Try it for yourself by downloading spssfiles.zip. Unzip these files into d:\spssfiles
as shown below and you're good to go.
Find All Files and Folders in Root Directory
The syntax below creates a Python list of files and folders in rDir
, our root directory. Prefixing it with an r as in r'D:\spssfiles'
ensures that the backslash doesn't do anything weird.
begin program python3.
import os
rDir = r'D:\spssfiles'
print(os.listdir(rDir))
end program.
Result
Filter Out All .Sav Files
As we see, os.listdir()
creates a list of all files and folders in rDir
but we only want SPSS data files. For filtering them out, we first create and empty list with savs = []
. Next, we'll add each file to this list if it endswith(".sav")
.
begin program python3.
import os
rDir = r'D:\spssfiles'
savs = []
for fil in os.listdir(rDir):
if fil.endswith(".sav"):
savs.append(fil)
print(savs)
end program.
Using Full Paths for SPSS Files
For doing anything whatsoever with our data files, we probably want to open them. For doing so, SPSS needs to know in which folder they are located. We could simply set a default directory in SPSS with CD as in
CD "d:\spssfiles".
However, having Python create full paths to our files with os.path.join()
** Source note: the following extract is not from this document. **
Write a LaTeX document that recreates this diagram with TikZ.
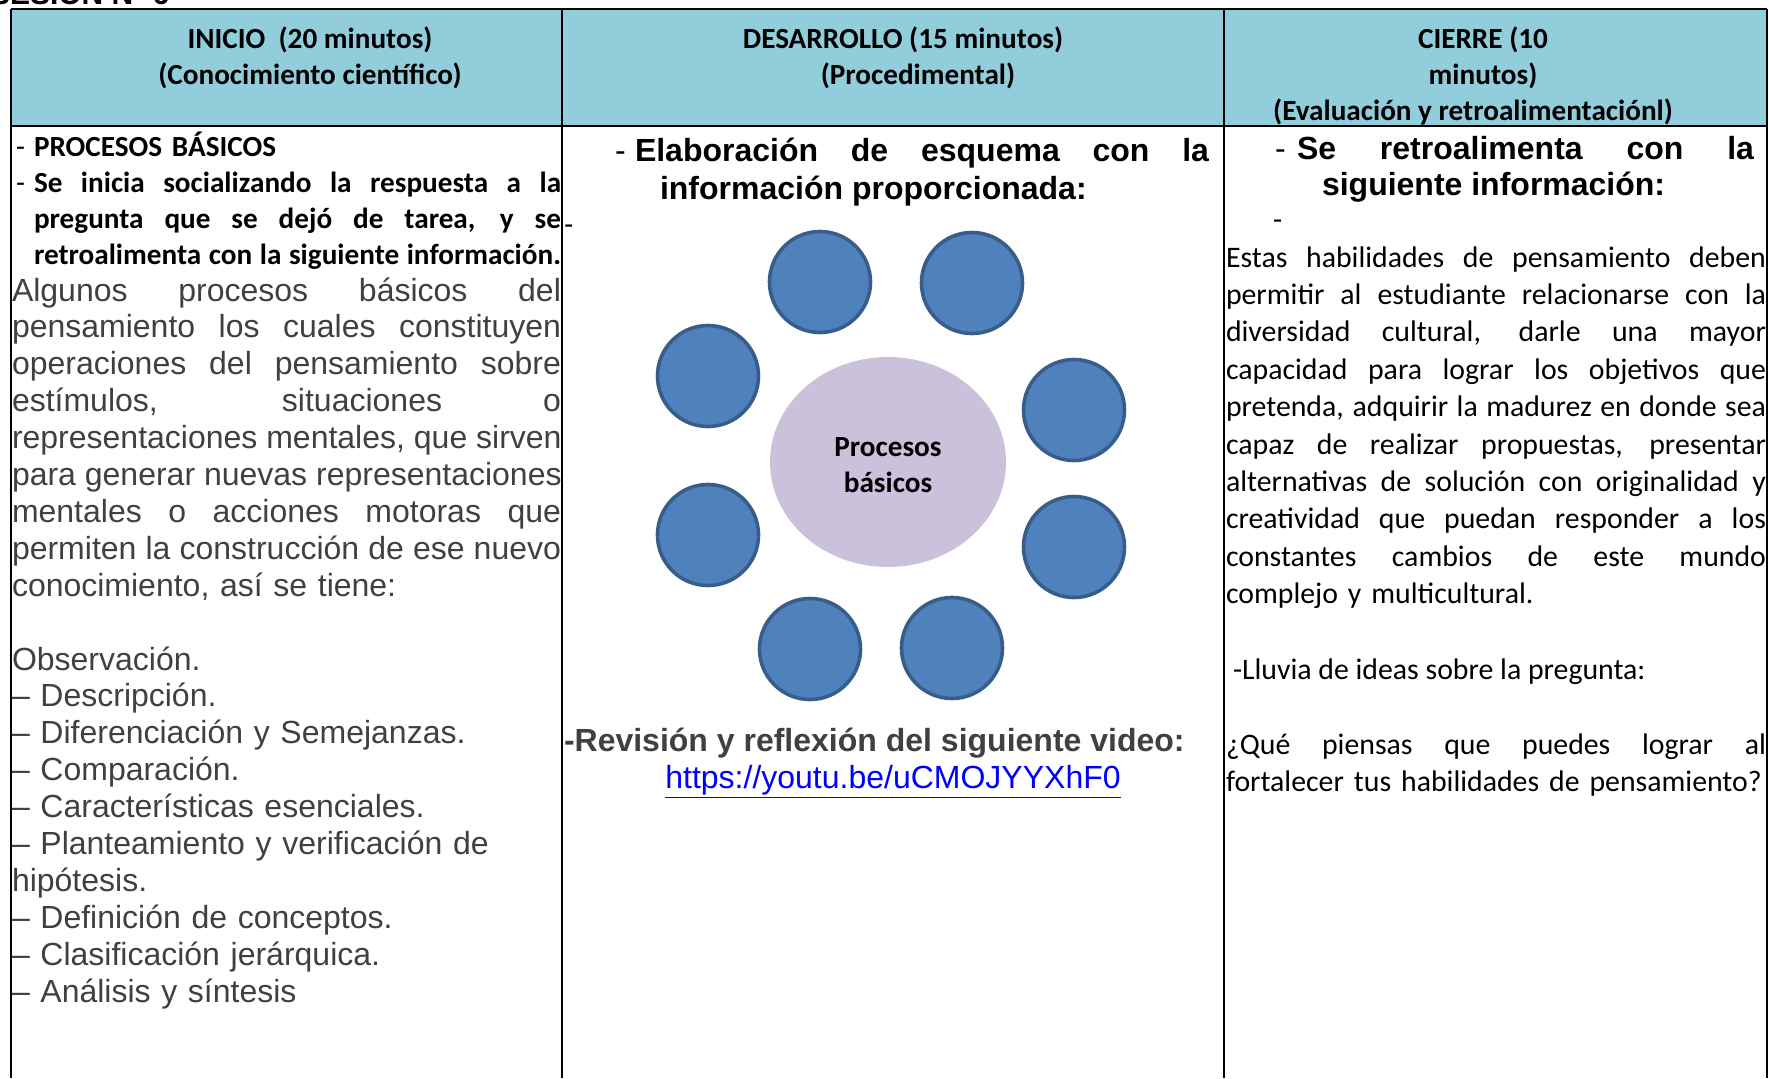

is a more fool-proof approach for this.
begin program python3.
import os
rDir = r'D:\spssfiles'
savs = []
for fil in os.listdir(rDir):
if fil.endswith(".sav"):
savs.append(os.path.join(rDir,fil))
for sav in savs:
print(sav)
end program.
Result
Have SPSS Open Each Data File
Generally, we open a data file in SPSS with something like
GET FILE "d:\spssfiles\mydata.sav".
If we replace the file name with each of the paths in our Python list, we'll open each data file, one by one. We could then add some syntax we'd like to run on each file. Finally, we could save our edits with
SAVE OUTFILE "...".
and that'll batch process multiple files. In this example, however, we'll simply look up which variables each file contains with spssaux.GetVariableNamesList()
.
begin program python3.
import os,spss,spssaux
rDir = r'D:\spssfiles'
savs = []
for fil in os.listdir(rDir):
if fil.endswith(".sav"):
savs.append(os.path.join(rDir,fil))
for sav in savs:
spss.Submit("GET FILE '%s'."%sav)
print(sav,spssaux.GetVariableNamesList())
end program.
Result
Inspect which Files Contain “Salary”
Now suppose we'd like to know which of our files contain some variable “salary”. We'll simply check if it's present in our variable names list and -if so- print back the name of the data file.
begin program python3.
import os,spss,spssaux
rDir = r'D:\spssfiles'
findVar = 'salary'
savs = []
for fil in os.listdir(rDir):
if fil.endswith(".sav"):
savs.append(os.path.join(rDir,fil))
for sav in savs:
spss.Submit("get file '%s'."%sav)
if findVar in spssaux.GetVariableNamesList():
print(sav)
end program.
Result
Circumvent Python’s Case Sensitivity
There's one more point I'd like to cover: since we search for “salary”, Python won't detect “Salary” or “SALARY” because it's fully case sensitive. I you don't like that, the simple solution is to convert all variable names for all files to lower()
case.
A basic way to change all items in a Python list is
[i... for i in list]
where i...
is a modified version of i
, in our case i.lower()
. This technique is known as a Python list comprehension and the syntax below uses it to lowercase all variable names (line 13).
begin program python3.
import os,spss,spssaux
rDir = r'D:\spssfiles'
findVar = 'salary'
savs = []
for fil in os.listdir(rDir):
if fil.endswith(".sav"):
savs.append(os.path.join(rDir,fil))
for sav in savs:
spss.Submit("get file '%s'."%sav)
if findVar.lower() in [varNam.lower() for varNam in spssaux.GetVariableNamesList()]:
print(sav)
end program.
Note: since I usually avoid all uppercasing in SPSS variable names, the result is identical to our case sensitive search.
Thanks for reading!